Approve Payroll was brought inside the task list of the payroll processing. This was aimed to bring the whole experience at one stop without having to navigate between email and portal.
The sign-off process was introduced as a modal with a summary of the sign of document and the action to approve or reject it.
Clicking on “Approve” guided users to a confirmation modal to approve the payroll and add any additional remarks.
Clicking on “Reject” guided users to a the reject modal where they were required to input the changes they wanted incorporated in the sign off document calculations.
Additionally there was also an entry point to the messaging experience to enable real type conversations.
Summary
Actions
What this version solved:
Brought in the sign off task to the payroll processing dashboard
Validated the data that the users wanted to review from the document in this step.
Clearly defined the tasks- approve and reject, after reviewing.
Enabled addition of comments/remarks for any communication.
Problems with this iteration:
The users lacked insight into the exact calculation they wanted to comment on, when they navigated to the approve/reject modal. They needed a side-by-side view to help them better.

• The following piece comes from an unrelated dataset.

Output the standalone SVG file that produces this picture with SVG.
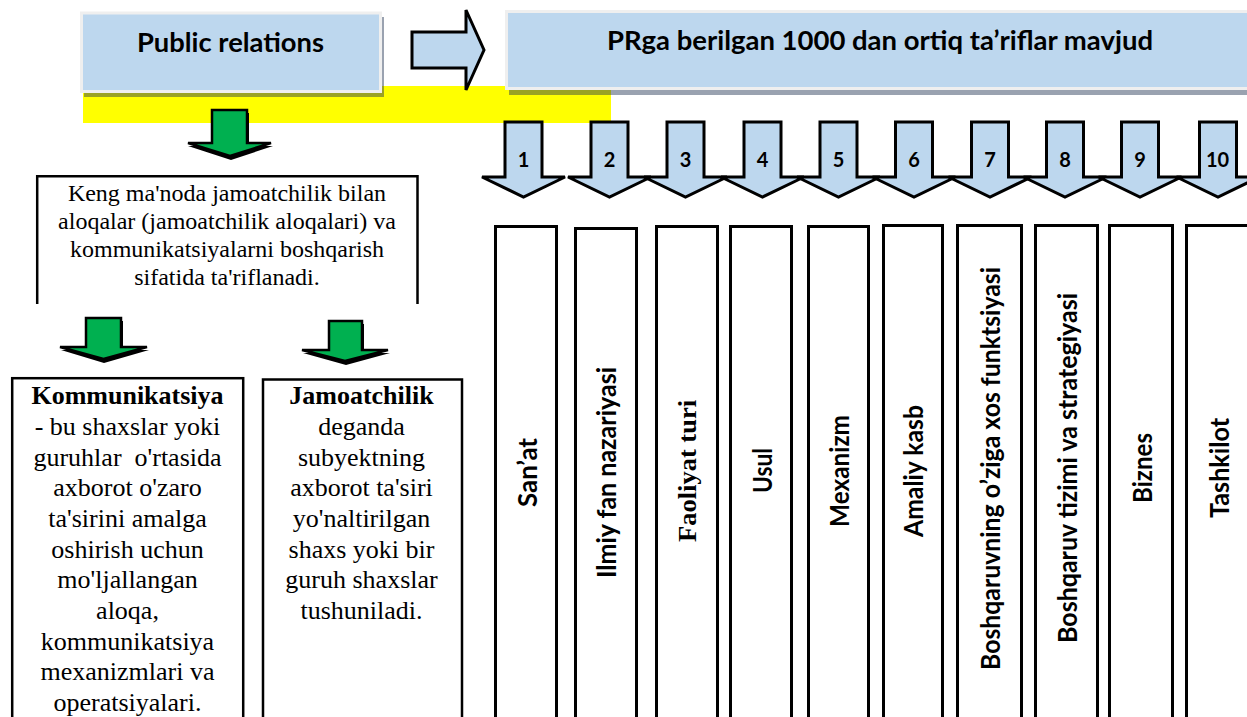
<svg xmlns="http://www.w3.org/2000/svg" width="1247" height="717" viewBox="0 0 1247 717">
<style>
.hdr{fill:#BDD7EE;stroke:#EFEFEF;stroke-width:3}
.shd{fill:#203050;fill-opacity:0.45}
.hdrt{font-family:Lato,"Open Sans",sans-serif;font-weight:bold;font-size:26px;fill:#000;text-anchor:middle}
.barrow{fill:#BDD7EE;stroke:#000;stroke-width:3;stroke-linejoin:miter}
.garrow{fill:#00B050;stroke:#000;stroke-width:2.5}
.gshadow{fill:#000}
.num{font-family:Lato,"Open Sans",sans-serif;font-weight:bold;font-size:20px;text-anchor:middle;fill:#000}
.col{fill:#fff;stroke:#000;stroke-width:3}
.vt{font-family:Lato,"Open Sans",sans-serif;font-weight:bold;font-size:26px;text-anchor:middle;fill:#000}
.vts{font-family:"Liberation Serif","Times New Roman",serif;font-weight:bold;font-size:26px;text-anchor:middle;fill:#000}
.box{fill:#fff;stroke:#000;stroke-width:2.5}
.tt{font-family:"Liberation Serif","Times New Roman",serif;font-size:24px;text-anchor:middle;fill:#000}
.tb{font-family:"Liberation Serif","Times New Roman",serif;font-size:26px;text-anchor:middle;fill:#000}
</style>

<rect id="yellow-band" x="83" y="86" width="528" height="37" fill="#FFFF00"/>

<g id="node-public-relations">
  <rect class="shd" x="84" y="17" width="300" height="80"/>
  <rect class="hdr" x="81.5" y="13" width="299" height="78.5"/>
  <text class="hdrt" x="230.5" y="52" textLength="187" lengthAdjust="spacingAndGlyphs">Public relations</text>
</g>

<g id="node-definitions">
  <rect class="shd" x="509" y="16" width="760" height="79"/>
  <rect class="hdr" x="506.5" y="11.5" width="760" height="77"/>
  <text class="hdrt" x="880" y="50" textLength="546" lengthAdjust="spacingAndGlyphs">PRga berilgan 1000 dan ortiq ta’riflar mavjud</text>
</g>

<g id="node-keng">
  <path class="box" fill="none" d="M37.2,304 V176.3 H417.5 V304"/>
  <text class="tt" x="227" y="201">Keng ma'noda jamoatchilik bilan</text>
  <text class="tt" x="227" y="229">aloqalar (jamoatchilik aloqalari) va</text>
  <text class="tt" x="227" y="257">kommunikatsiyalarni boshqarish</text>
  <text class="tt" x="227" y="285">sifatida ta'riflanadi.</text>
</g>

<g id="node-kommunikatsiya">
  <rect class="box" x="12.2" y="378.2" width="231" height="360"/>
  <text class="tb" x="127.5" y="404"><tspan font-weight="bold">Kommunikatsiya</tspan></text>
  <text class="tb" x="127.5" y="435">- bu shaxslar yoki</text>
  <text class="tb" x="127.5" y="465.5" xml:space="preserve">guruhlar  o'rtasida</text>
  <text class="tb" x="127.5" y="496">axborot o'zaro</text>
  <text class="tb" x="127.5" y="527">ta'sirini amalga</text>
  <text class="tb" x="127.5" y="557.5">oshirish uchun</text>
  <text class="tb" x="127.5" y="588">mo'ljallangan</text>
  <text class="tb" x="127.5" y="619">aloqa,</text>
  <text class="tb" x="127.5" y="649.5">kommunikatsiya</text>
  <text class="tb" x="127.5" y="680">mexanizmlari va</text>
  <text class="tb" x="127.5" y="711">operatsiyalari.</text>
</g>

<g id="node-jamoatchilik">
  <rect class="box" x="263" y="379.5" width="199" height="360"/>
  <text class="tb" x="361.5" y="404"><tspan font-weight="bold">Jamoatchilik</tspan></text>
  <text class="tb" x="361.5" y="435">deganda</text>
  <text class="tb" x="361.5" y="465.5">subyektning</text>
  <text class="tb" x="361.5" y="496">axborot ta'siri</text>
  <text class="tb" x="361.5" y="527">yo'naltirilgan</text>
  <text class="tb" x="361.5" y="557.5">shaxs yoki bir</text>
  <text class="tb" x="361.5" y="588">guruh shaxslar</text>
  <text class="tb" x="361.5" y="619">tushuniladi.</text>
</g>

<g id="node-col1"><rect class="col" x="495.5" y="226.5" width="61" height="510"/>
  <text class="vt" transform="translate(537,472.5) rotate(-90)" textLength="69" lengthAdjust="spacingAndGlyphs">San’at</text></g>
<g id="node-col2"><rect class="col" x="575.5" y="228.5" width="61" height="510"/>
  <text class="vt" transform="translate(616,472.5) rotate(-90)" textLength="211" lengthAdjust="spacingAndGlyphs">Ilmiy fan nazariyasi</text></g>
<g id="node-col3"><rect class="col" x="656.5" y="226.5" width="61" height="510"/>
  <text class="vts" transform="translate(696,471) rotate(-90)" textLength="142" lengthAdjust="spacingAndGlyphs">Faoliyat turi</text></g>
<g id="node-col4"><rect class="col" x="730.5" y="226.5" width="61" height="510"/>
  <text class="vt" transform="translate(772,470.5) rotate(-90)" textLength="45" lengthAdjust="spacingAndGlyphs">Usul</text></g>
<g id="node-col5"><rect class="col" x="808.5" y="226.5" width="60" height="510"/>
  <text class="vt" transform="translate(848.5,471) rotate(-90)" textLength="112" lengthAdjust="spacingAndGlyphs">Mexanizm</text></g>
<g id="node-col6"><rect class="col" x="883.5" y="225.5" width="59" height="510"/>
  <text class="vt" transform="translate(923,471) rotate(-90)" textLength="132" lengthAdjust="spacingAndGlyphs">Amaliy kasb</text></g>
<g id="node-col7"><rect class="col" x="957.5" y="225.5" width="64" height="510"/>
  <text class="vt" transform="translate(1000,468.5) rotate(-90)" textLength="403" lengthAdjust="spacingAndGlyphs">Boshqaruvning o’ziga xos funktsiyasi</text></g>
<g id="node-col8"><rect class="col" x="1035.5" y="225.5" width="62" height="510"/>
  <text class="vt" transform="translate(1077,468) rotate(-90)" textLength="350" lengthAdjust="spacingAndGlyphs">Boshqaruv tizimi va strategiyasi</text></g>
<g id="node-col9"><rect class="col" x="1109.5" y="225.5" width="63" height="510"/>
  <text class="vt" transform="translate(1152,468) rotate(-90)" textLength="70" lengthAdjust="spacingAndGlyphs">Biznes</text></g>
<g id="node-col10"><rect class="col" x="1186.5" y="225.5" width="90" height="510"/>
  <text class="vt" transform="translate(1229,468) rotate(-90)" textLength="100" lengthAdjust="spacingAndGlyphs">Tashkilot</text></g>

<g id="connectors">
  <path class="barrow" d="M412,32 H466 V10 L484,50 L466,90 V68 H412 Z"/>

  <path class="gshadow" d="M212,113 H249 V146 H273 L231,160 L188,146 H212 Z"/>
  <path class="garrow" d="M212,110 H247 V143 H271 L230,156 L188,143 H212 Z"/>
  <path class="gshadow" d="M86,321 H123 V350 H149 L104,363 L61,350 H86 Z"/>
  <path class="garrow" d="M86,318 H121 V347 H147 L103.5,359 L60,347 H86 Z"/>
  <path class="gshadow" d="M329,324 H364 V353 H390 L346,365 L303,353 H329 Z"/>
  <path class="garrow" d="M329,321 H362 V350 H388 L345,361 L302,350 H329 Z"/>

  <g id="blue-arrows">
    <path class="barrow" d="M505,122 H542 V177 H565 L523.5,197 L482,177 H505 Z"/>
    <path class="barrow" d="M591,122 H628 V177 H651 L609.5,197 L568,177 H591 Z"/>
    <path class="barrow" d="M667,122 H704 V177 H727 L685.5,197 L644,177 H667 Z"/>
    <path class="barrow" d="M744,122 H781 V177 H804 L762.5,197 L721,177 H744 Z"/>
    <path class="barrow" d="M820,122 H857 V177 H880 L838.5,197 L797,177 H820 Z"/>
    <path class="barrow" d="M895.5,122 H932.5 V177 H955.5 L914,197 L872.5,177 H895.5 Z"/>
    <path class="barrow" d="M971.5,122 H1008.5 V177 H1031.5 L990,197 L948.5,177 H971.5 Z"/>
    <path class="barrow" d="M1046.5,122 H1083.5 V177 H1106.5 L1065,197 L1023.5,177 H1046.5 Z"/>
    <path class="barrow" d="M1121.5,122 H1158.5 V177 H1181.5 L1140,197 L1098.5,177 H1121.5 Z"/>
    <path class="barrow" d="M1199.5,122 H1236.5 V177 H1259.5 L1218,197 L1176.5,177 H1199.5 Z"/>
  </g>
  <text class="num" x="523.5" y="167">1</text>
  <text class="num" x="609.5" y="167">2</text>
  <text class="num" x="685.5" y="167">3</text>
  <text class="num" x="762.5" y="167">4</text>
  <text class="num" x="838.5" y="167">5</text>
  <text class="num" x="914" y="167">6</text>
  <text class="num" x="990" y="167">7</text>
  <text class="num" x="1065" y="167">8</text>
  <text class="num" x="1140" y="167">9</text>
  <text class="num" x="1217.5" y="167">10</text>
</g>
</svg>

The nature of these comments did not require an entry point into the messaging experience. Multiple entry points created confusion and increased cognitive overload.
Solution
Incorporating feedback from the previous version, a newer better solution was designed which also performed better on the usability anaysis and feedback.
Approve Modal
Approval Flow:
Request Changes Flow:
Helper text:
SOLUTION
The modal was now redesigned to a single screen approach to review the calculations and perform the actions side-by-side.
Dynamically updating section based on the selection made by the users.
Dynamically updating buttons based on the selection made by the users.
Additional option to download the sign off document in case they want to review any additional piece in more depth.
Selecting “Approve” enables a confirmation checkbox at the bottom, while enabling the message box in an optional state.
This is a one screen- one step solution considerably reducing time.
Selecting “Request Changes” enables a the message box with the label “request changes” for clarity in a mandatory step.
The term “reject” was replaced as it gave the sense of a negative action, while requesting changes is just an alternative parallel action.
Approving the payroll, marks the step as “Completed”
Requesting changes in the payroll changes the status to “processing”, depicting background changes being made from the associate’s end.
Rather than providing an entry point into the messaging experience, the users would just be informed that there comment would also be populated in the messaging experience, should they wish to have a thread communication.
Removing this unnecessary entry point at this step reduces cognitive load.
Key Inputs after Usability Testing round 2:
Key metrics
~40–50% reduction in time to review and approve payroll
(Compared to the existing email-based flow)
System Usability Scale (SUS) score improved from ~68 to ~85
(Moving from “OK” to “Excellent” usability)
100% of participants preferred the in-dashboard flow over email-based approval
What this version solved:
Brought in a side by side experience for review and actions.
Reduced unnecessary entry points into messaging experience
Introduced a one screen approach to reduce time at task.
Download option right from the beginning added a layer of visibility into any additional data the users might want to review.







C H A L L E N G E S
Challenges and Reflections
Designing for a high-stakes, time-sensitive workflow where clarity and trust were critical.
Replacing a deeply ingrained email-based process with an in-dashboard experience.
Balancing complex payroll details with a scannable, decision-ready summary.
Accounting for exceptions and clarifications without blocking approval.
My learnings:
In critical workflows, context and clarity matter more than completeness.
Small UX changes can create significant efficiency gains in enterprise systems.
Early and repeated usability testing helped validate assumptions and refine the solution.
Trust in enterprise products is built through predictable, transparent interactions.